Scarlet fever

Also Known As: Scarlet fever, Strep Thoat

Scarlet fever is a disease caused by exotoxin released by Streptococcus pyogenes. Once a major cause of death, it is now effectively treated with antibiotics. The term scarlatina may be used interchangeably with scarlet fever, though it is most often used to indicate the less acute form of scarlet fever seen since the beginning of the twentieth century.

This disease is most common in 4–8 year olds with males and females being equally affected.[3] By the age of 10 years most children have acquired protective antibodies and scarlet fever at this age or older is rare.[4][dubious ]

It is usually spread by the aerosol route (inhalation) but may also be spread by skin contact or by fomites. Although not normally considered a food borne illness an outbreak due to chicken meat has been reported in China.[5]

Asymptomatic carriage may occur in 15–20% of school-age children.

The incubation period is 1–4 days.


The disease itself is caused by secretion of pyrogenic exotoxins by the infecting Streptococcus.[6][7] Exotoxin A (speA) is probably the best studied of these toxins. It is carried by the bacteriophage T12 which integrates in to the Streptococcal genome from where the toxin is transcribed. The phage itself integrates into a serine tRNA gene on the chromosome.[8]

The T12 virus itself has not been placed into a taxon by the International Committee on Taxonomy of Viruses. It has a double stranded DNA genome and on morphological grounds appears to be a member of the Siphoviridae.
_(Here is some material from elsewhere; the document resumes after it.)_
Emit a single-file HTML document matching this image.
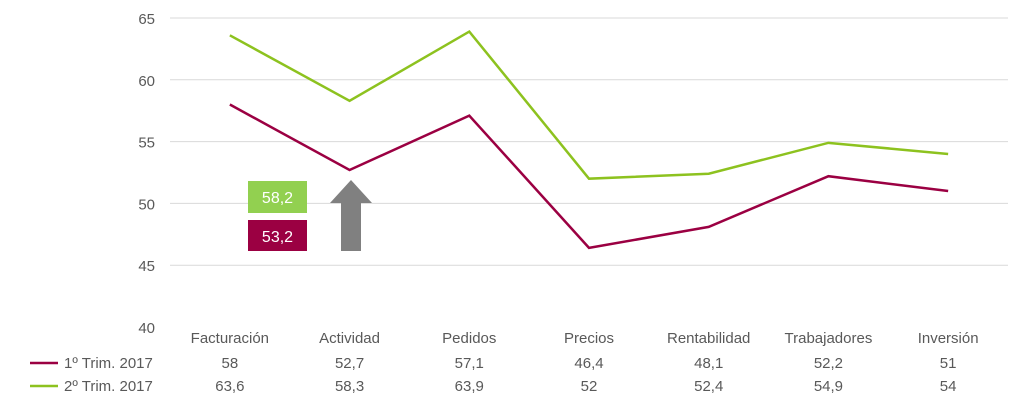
<!DOCTYPE html>
<html><head><meta charset="utf-8"><style>
body{margin:0;background:#fff;font-family:"Liberation Sans",sans-serif}
svg text{font-family:"Liberation Sans",sans-serif;fill:#595959;font-size:15px}
</style></head><body>
<svg id="c" width="1024" height="407" viewBox="0 0 1024 407" xmlns="http://www.w3.org/2000/svg"></svg>
<script>
const categories=["Facturación","Actividad","Pedidos","Precios","Rentabilidad","Trabajadores","Inversión"];
const series1=[58,52.7,57.1,46.4,48.1,52.2,51];
const series2=[63.6,58.3,63.9,52,52.4,54.9,54];
const labels1=["58","52,7","57,1","46,4","48,1","52,2","51"];
const labels2=["63,6","58,3","63,9","52","52,4","54,9","54"];
const yTicks=[40,45,50,55,60,65];
const seriesNames=["1º Trim. 2017","2º Trim. 2017"];
const colors=["#9b0042","#8dc21f"];
const svg=document.getElementById('c');
const NS="http://www.w3.org/2000/svg";
const x0=170,x1=1008,y65=18,y40=327;
const y=v=>y65+(65-v)*(y40-y65)/25;
const step=(x1-x0)/categories.length;
const x=i=>x0+step*(i+0.5);
function mk(t,a,txt){const e=document.createElementNS(NS,t);for(const k in a)e.setAttribute(k,a[k]);if(txt!==undefined)e.textContent=txt;svg.appendChild(e);return e;}
yTicks.forEach(v=>{
  if(v>40){const g=mk('line',{x1:x0,x2:x1,y1:y(v),y2:y(v),stroke:'#d9d9d9','stroke-width':1});
  
  }
  const t=mk('text',{x:155,y:y(v)+6,'text-anchor':'end'},String(v));
  
  
});
categories.forEach((c,i)=>{
  const t=mk('text',{x:x(i),y:343,'text-anchor':'middle'},c);
  
  
});
[series1,series2].forEach((s,k)=>{
  const p=mk('polyline',{points:s.map((v,i)=>x(i)+','+y(v)).join(' '),fill:'none',stroke:colors[k],'stroke-width':2.5});
  
  
  const ry=k===0?368:391;
  const l=mk('line',{x1:30,x2:58,y1:ry-5,y2:ry-5,stroke:colors[k],'stroke-width':2.5});
  
  
  const lt=mk('text',{x:64,y:ry},seriesNames[k]);
  
  
  const labs=k===0?labels1:labels2;
  labs.forEach((v,i)=>{
    const t=mk('text',{x:x(i),y:ry,'text-anchor':'middle'},v);
    
    
  });
});
const b1=mk('rect',{x:248,y:181,width:59,height:32,fill:'#92d050'});


const t1=mk('text',{x:277.5,y:203,'text-anchor':'middle',style:'fill:#fff;font-size:16px'},'58,2');


const b2=mk('rect',{x:248,y:220,width:59,height:31,fill:'#9b0042'});


const t2=mk('text',{x:277.5,y:242,'text-anchor':'middle',style:'fill:#fff;font-size:16px'},'53,2');


const ar=mk('polygon',{points:'351,180 372,203 361,203 361,251 341,251 341,203 330,203',fill:'#808080'});


</script>
</body></html>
The speA gene was cloned and sequenced in 1986.[9] It is 753 base pairs in length and encodes a 29.244 kiloDalton (kDa) protein. The protein contains a putative 30 amino acid signal peptide: removal of the signal sequence gives a predicted molecular weight of 25.787 (kDa) for the secreted protein. Both a promoter and a ribosome binding site (Shine-Dalgarno sequence) are present upstream of the gene. A transcriptional terminator is located 69 bases downstream from the translational termination codon. The carboxy terminal portion of the protein exhibits extensive homology with the carboxy terminus of Staphylococcus aureus enterotoxins B and C1.

Streptococcal phages other than T12 may also carry the speA gene.[10]

Symptoms and signs

Scarlet fever is characterized by:

  • the rash is fine, red and rough-textured
  • blanches upon pressure
  • appears 12–72 hours after the fever
  • generally starts on the chest, armpits and behind the ears. It may also involve the groin.
  • spares the face (although some circumoral pallor is characteristic)
  • is worse in the skin folds. These Pastia lines (where the rash runs together in the armpits and groin) appear and can persist after the rash is gone.
  • may spread to cover the uvula
  • begins to fade three to four days after onset and desquamation (peeling) begins. "This phase begins with flakes peeling from the face. Peeling from the palms and around the fingers occurs about a week later."[11] Peeling also occurs in axilla, groin and tips of the fingers and toes.[12]


Diagnosis of scarlet fever is clinical. The blood test shows marked leukocytosis with neutrophilia and conservated or increased eosinophils, high erythrocyte sedimentation rate (ESR) and C-reactive protein (CRP) (both indications of inflammation), and elevation of antistreptolysin O titer. Blood culture is rarely positive but the streptococci can usually be demonstrated in throat culture.